Compare waste, moisture, compaction, minimum order quantities, and the supplier's bulk density.
A French drain uses a perforated pipe surrounded by open-graded drainage stone to collect and redirect water. The calculator models the trench as a rectangular prism and the pipe as a cylinder. It subtracts the pipe displacement from the stone-filled trench volume, adds the selected waste allowance, and converts the remaining volume to weight with the entered stone density. This is more specific than a standard gravel estimate because a long pipe can displace a meaningful amount of aggregate. The model assumes one continuous, centered pipe and a consistent trench cross-section from beginning to end.
Measure the excavated inside width rather than the width of the shovel or machine bucket. Use the length of the stone-filled run and the depth that will actually contain aggregate. If the bottom slopes, take measurements at several points and use a careful average, or divide the trench into separate sections. Enter the outside pipe diameter, not the nominal label alone, when the manufacturer provides a different actual dimension. Do not include soil cover above the stone. If the design contains multiple pipes, catch basins, large fittings, cleanouts, or chambers, the simple cylinder deduction will not represent every displaced volume.
French drains generally rely on clean, washed, angular stone with open spaces that let water move toward the pipe. Fine material can reduce drainage performance, so the correct stone specification matters more than appearance. Ask the designer or local supplier for the required size and bulk density. Waste accounts for uneven trench walls, minor over-excavation, settlement, spillage, and supplier rounding. Ten percent is a common planning margin, but a machine-dug trench in unstable soil may need a different allowance.
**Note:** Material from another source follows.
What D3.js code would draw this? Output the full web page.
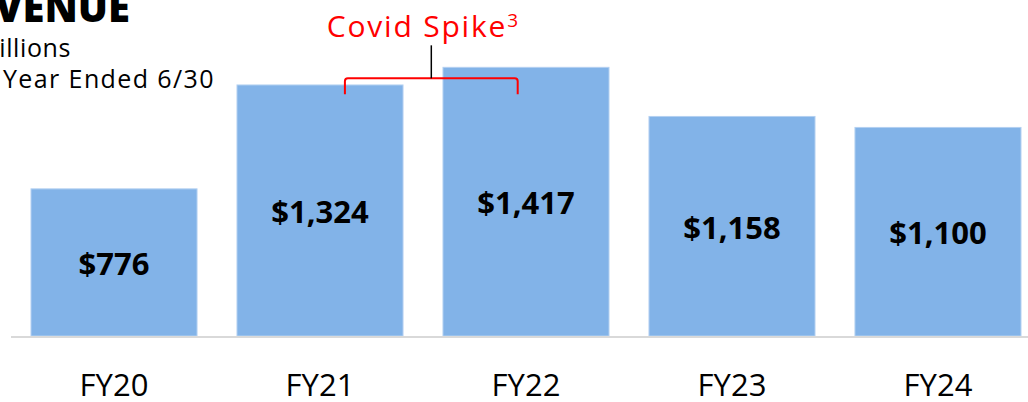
<!DOCTYPE html>
<html>
<head>
<meta charset="utf-8">
<script src="https://cdn.jsdelivr.net/npm/d3@7"></script>
<style>
  body { margin: 0; background: #fff; }
  svg { display: block; font-family: "Open Sans", sans-serif; }
</style>
</head>
<body>
<div id="chart"></div>
<script>
const years = ["FY20", "FY21", "FY22", "FY23", "FY24"];
const revenue = [776, 1324, 1417, 1158, 1100];
const valueLabels = ["$776", "$1,324", "$1,417", "$1,158", "$1,100"];
const spikeYears = ["FY21", "FY22"];

const width = 1028;
const height = 402;
const baseY = 336;

const svg = d3.select("#chart")
  .append("svg")
  .attr("width", width)
  .attr("height", height);

const x = d3.scaleBand()
  .domain(years)
  .range([31, 1021])
  .paddingInner(0.194)
  .paddingOuter(0);

// 1417 sits at ~67px
const y = d3.scaleLinear()
  .domain([0, 1500])
  .range([baseY, baseY - 1500 * 0.1896]);

const barColor = "#82b3e8";

svg.selectAll("rect.bar")
  .data(revenue)
  .join("rect")
  .attr("class", "bar")
  .attr("x", (d, i) => x(years[i]))
  .attr("y", d => y(d))
  .attr("width", x.bandwidth())
  .attr("height", d => y(0) - y(d))
  .attr("fill", barColor)
  .attr("stroke", "#b3d0f1")
  .attr("stroke-width", 1);

// baseline
svg.append("line")
  .attr("x1", 11)
  .attr("x2", width)
  .attr("y1", y(0) + 1)
  .attr("y2", y(0) + 1)
  .attr("stroke", "#d9d9d9")
  .attr("stroke-width", 2);

// value labels in the middle of each bar
svg.selectAll("text.val")
  .data(revenue)
  .join("text")
  .attr("class", "val")
  .attr("x", (d, i) => x(years[i]) + x.bandwidth() / 2)
  .attr("y", d => (y(d) + y(0)) / 2 + 4)
  .attr("text-anchor", "middle")
  .attr("dominant-baseline", "middle")
  .attr("font-size", 31)
  .attr("font-weight", 700)
  .attr("fill", "#000")
  .text((d, i) => valueLabels[i]);

// x axis labels
const xAxis = d3.axisBottom(x).tickSize(0).tickPadding(0);
const gx = svg.append("g")
  .attr("transform", `translate(0, ${baseY + 60})`)
  .call(xAxis);
gx.select(".domain").remove();
gx.selectAll("text")
  .attr("font-family", "Open Sans, sans-serif")
  .attr("font-size", 31)
  .attr("fill", "#000")
  .attr("dy", 0);

// title block, cut off on the left
const title = svg.append("g");
title.append("text")
  .attr("x", 130).attr("y", 22)
  .attr("text-anchor", "end")
  .attr("font-size", 40)
  .attr("font-weight", 800)
  .text("REVENUE");
title.append("text")
  .attr("x", 71).attr("y", 57)
  .attr("text-anchor", "end")
  .attr("font-size", 25)
  .attr("letter-spacing", 0.6)
  .text("$ in Millions");
title.append("text")
  .attr("x", 215).attr("y", 88)
  .attr("text-anchor", "end")
  .attr("font-size", 25)
  .attr("letter-spacing", 1.4)
  .text("Fiscal Year Ended 6/30");

// covid spike bracket
const bx1 = x(spikeYears[0]) + x.bandwidth() * 0.65;
const bx2 = x(spikeYears[1]) + x.bandwidth() * 0.45;
const bTop = y(1417) + 11;
const bBot = bTop + 16;
const bMid = (bx1 + bx2) / 2;

svg.append("path")
  .attr("d", `M${bx1},${bBot} L${bx1},${bTop + 3} Q${bx1},${bTop} ${bx1 + 3},${bTop} L${bx2 - 3},${bTop} Q${bx2},${bTop} ${bx2},${bTop + 3} L${bx2},${bBot}`)
  .attr("fill", "none")
  .attr("stroke", "#ff0000")
  .attr("stroke-width", 2);

svg.append("line")
  .attr("x1", bMid).attr("x2", bMid)
  .attr("y1", bTop - 33).attr("y2", bTop)
  .attr("stroke", "#000")
  .attr("stroke-width", 1.5);

const spike = svg.append("text")
  .attr("x", bMid - 8)
  .attr("y", 37)
  .attr("text-anchor", "middle")
  .attr("font-size", 30)
  .attr("letter-spacing", 1.8)
  .attr("fill", "#ff0000");
spike.append("tspan").text("Covid Spike");
spike.append("tspan")
  .attr("font-size", 19)
  .attr("dy", -10)
  .text("3");
</script>
</body>
</html>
The calculator estimates quantity only; it does not decide stone grading, pipe slope, filter fabric, outlet location, or hydraulic capacity.
Share trench dimensions, pipe size, calculated cubic yards, rounded tonnage, and stone specification when requesting a quote. Confirm whether the supplier's weight includes moisture and whether delivery is limited by truck capacity or minimum load. Before excavation, identify buried utilities and verify where discharged water may legally go. A French drain that is undersized, lacks a suitable outlet, or is installed against local requirements may not solve the water problem even when the stone quantity is accurate. For foundations, retaining walls, severe erosion, or recurring indoor water, obtain professional drainage advice before construction.
The aggregate quantity is only one part of a working French drain. Many designs use a compatible geotextile to separate drainage stone from surrounding soil while allowing water to enter. The trench may include a specified stone cover above the pipe and soil or landscape material above the wrapped stone zone. Enter only the portion filled with aggregate. The outlet must discharge safely by gravity or into an approved system; a trench with no effective outlet may simply store water. Cleanouts, catch basins, and transitions should remain accessible. These components can displace additional stone, so complex layouts benefit from a section-by-section material takeoff.
Walk the route and compare field measurements with the calculator one final time. Confirm that the width can be excavated consistently and that the depth allows the required pipe slope. Check the rounded order against truck capacity, supplier minimums, and staging space. Drainage stone is heavy, and moving it by hand from a distant drop location adds substantial labor. Arrange safe placement that will not block traffic, overload a weak surface, or contaminate clean stone with soil. Keep some allowance for small washouts or over-excavated sections, but avoid using a large waste factor to hide uncertain design dimensions.
Save the final measurements, stone product, supplier density, waste percentage, and delivered quantity with project photos. This record makes it easier to explain the estimate, compare the delivered amount with actual use, and plan future extensions or repairs. If substantial stone remains, note whether the trench dimensions changed during excavation before adjusting the calculator for another project.